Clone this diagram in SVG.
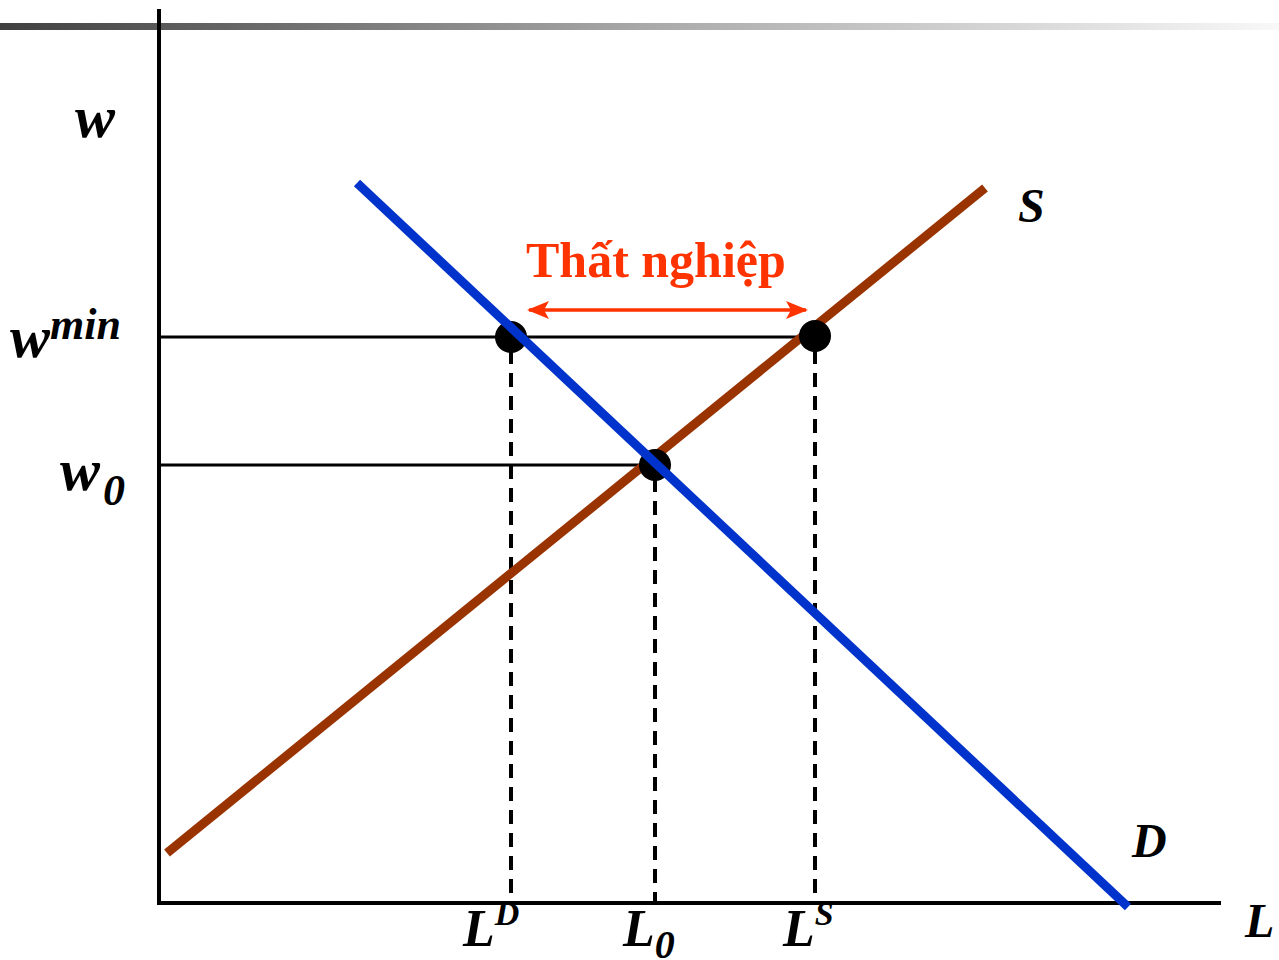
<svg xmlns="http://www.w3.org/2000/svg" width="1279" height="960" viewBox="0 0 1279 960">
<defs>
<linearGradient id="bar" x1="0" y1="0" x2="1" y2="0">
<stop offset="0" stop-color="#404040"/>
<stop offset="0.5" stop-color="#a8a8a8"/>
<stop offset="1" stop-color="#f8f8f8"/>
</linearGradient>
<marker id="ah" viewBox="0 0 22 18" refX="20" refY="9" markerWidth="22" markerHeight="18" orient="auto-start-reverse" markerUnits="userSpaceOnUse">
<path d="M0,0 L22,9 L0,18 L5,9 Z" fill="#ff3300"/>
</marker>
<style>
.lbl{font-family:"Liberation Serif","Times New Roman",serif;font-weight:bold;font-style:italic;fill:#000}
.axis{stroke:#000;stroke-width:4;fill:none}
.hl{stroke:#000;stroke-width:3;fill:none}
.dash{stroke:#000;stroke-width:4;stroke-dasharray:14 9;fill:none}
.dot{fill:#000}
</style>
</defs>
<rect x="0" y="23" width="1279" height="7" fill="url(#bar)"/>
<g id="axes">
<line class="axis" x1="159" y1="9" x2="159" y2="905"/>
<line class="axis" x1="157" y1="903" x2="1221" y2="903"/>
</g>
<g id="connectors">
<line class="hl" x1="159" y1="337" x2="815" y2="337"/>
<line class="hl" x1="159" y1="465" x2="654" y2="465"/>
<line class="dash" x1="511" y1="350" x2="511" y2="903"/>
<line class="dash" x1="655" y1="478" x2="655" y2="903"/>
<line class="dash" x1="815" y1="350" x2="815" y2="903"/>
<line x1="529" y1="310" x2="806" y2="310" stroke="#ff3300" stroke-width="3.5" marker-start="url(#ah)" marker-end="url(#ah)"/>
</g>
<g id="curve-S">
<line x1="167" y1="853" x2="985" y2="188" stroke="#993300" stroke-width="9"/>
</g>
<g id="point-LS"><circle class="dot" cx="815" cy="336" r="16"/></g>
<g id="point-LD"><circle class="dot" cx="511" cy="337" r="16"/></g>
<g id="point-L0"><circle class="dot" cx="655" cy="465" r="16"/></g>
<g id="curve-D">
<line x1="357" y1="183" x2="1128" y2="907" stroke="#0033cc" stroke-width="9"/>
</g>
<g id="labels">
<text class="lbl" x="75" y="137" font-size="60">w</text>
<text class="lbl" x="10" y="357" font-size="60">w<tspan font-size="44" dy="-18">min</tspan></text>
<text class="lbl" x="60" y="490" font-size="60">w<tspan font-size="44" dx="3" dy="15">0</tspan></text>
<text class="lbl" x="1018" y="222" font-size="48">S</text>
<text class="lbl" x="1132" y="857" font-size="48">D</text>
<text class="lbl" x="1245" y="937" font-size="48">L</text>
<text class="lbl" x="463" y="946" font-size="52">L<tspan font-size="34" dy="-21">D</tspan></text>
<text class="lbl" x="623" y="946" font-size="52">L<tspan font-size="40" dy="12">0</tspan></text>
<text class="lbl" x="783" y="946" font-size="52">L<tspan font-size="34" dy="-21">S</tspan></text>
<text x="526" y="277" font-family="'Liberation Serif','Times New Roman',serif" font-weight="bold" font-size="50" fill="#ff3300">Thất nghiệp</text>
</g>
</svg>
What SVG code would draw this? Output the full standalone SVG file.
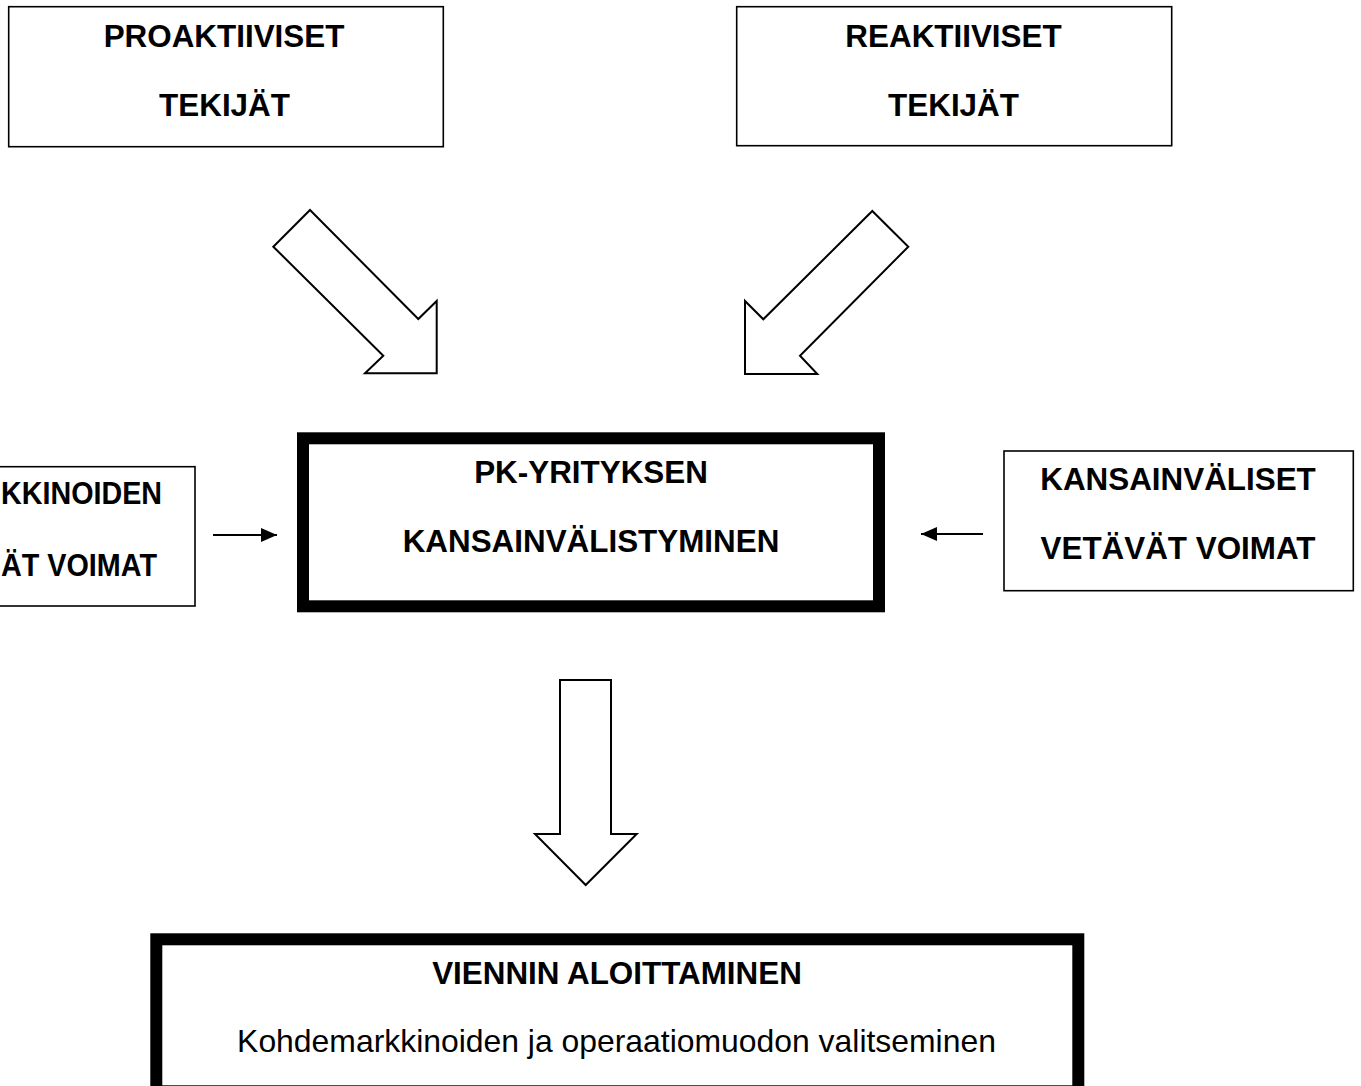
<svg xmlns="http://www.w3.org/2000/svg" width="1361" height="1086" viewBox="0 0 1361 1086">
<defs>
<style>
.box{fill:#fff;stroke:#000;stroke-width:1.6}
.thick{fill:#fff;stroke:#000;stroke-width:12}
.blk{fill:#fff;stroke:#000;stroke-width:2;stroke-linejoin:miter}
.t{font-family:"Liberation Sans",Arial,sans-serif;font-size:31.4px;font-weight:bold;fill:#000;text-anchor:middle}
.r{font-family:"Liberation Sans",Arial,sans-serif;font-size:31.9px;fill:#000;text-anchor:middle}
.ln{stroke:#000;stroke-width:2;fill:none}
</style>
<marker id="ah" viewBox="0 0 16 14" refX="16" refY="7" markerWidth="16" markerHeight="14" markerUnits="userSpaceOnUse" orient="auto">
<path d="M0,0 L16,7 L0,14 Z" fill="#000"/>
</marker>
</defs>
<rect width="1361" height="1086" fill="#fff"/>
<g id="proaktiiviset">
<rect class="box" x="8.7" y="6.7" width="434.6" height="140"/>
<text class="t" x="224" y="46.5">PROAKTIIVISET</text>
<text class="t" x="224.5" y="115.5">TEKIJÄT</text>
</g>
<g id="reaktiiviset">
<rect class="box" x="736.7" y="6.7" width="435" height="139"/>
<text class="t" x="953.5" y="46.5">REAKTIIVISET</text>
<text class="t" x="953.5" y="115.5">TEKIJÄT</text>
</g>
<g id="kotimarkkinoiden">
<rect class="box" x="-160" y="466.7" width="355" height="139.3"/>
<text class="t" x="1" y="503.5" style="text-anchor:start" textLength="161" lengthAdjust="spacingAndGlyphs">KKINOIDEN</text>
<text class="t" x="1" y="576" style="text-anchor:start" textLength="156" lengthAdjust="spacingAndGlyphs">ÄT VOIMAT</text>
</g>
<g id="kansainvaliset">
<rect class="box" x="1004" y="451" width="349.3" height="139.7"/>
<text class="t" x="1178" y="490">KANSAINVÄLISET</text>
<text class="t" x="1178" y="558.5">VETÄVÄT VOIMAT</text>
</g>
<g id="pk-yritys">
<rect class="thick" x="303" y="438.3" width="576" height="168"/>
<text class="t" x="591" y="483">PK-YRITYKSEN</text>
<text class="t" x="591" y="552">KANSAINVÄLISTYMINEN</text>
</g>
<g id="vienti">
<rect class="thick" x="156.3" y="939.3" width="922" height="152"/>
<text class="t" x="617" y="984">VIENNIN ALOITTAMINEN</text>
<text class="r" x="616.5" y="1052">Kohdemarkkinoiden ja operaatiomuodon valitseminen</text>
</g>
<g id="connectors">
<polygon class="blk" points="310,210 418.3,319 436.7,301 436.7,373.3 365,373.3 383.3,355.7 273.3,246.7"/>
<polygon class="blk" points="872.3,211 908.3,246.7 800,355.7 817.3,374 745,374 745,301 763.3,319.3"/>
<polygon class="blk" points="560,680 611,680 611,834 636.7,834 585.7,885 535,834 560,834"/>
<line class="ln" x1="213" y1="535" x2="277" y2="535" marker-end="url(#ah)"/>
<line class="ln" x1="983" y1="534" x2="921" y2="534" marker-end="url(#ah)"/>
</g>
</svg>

━━━━━━━━

### WHAT IS REQUIRED
Read through the entries and copy each line in which "this" appears.

### WRITTEN SOLUTION
Clone this diagram in SVG.
What SVG code would draw this? Output the full standalone SVG file.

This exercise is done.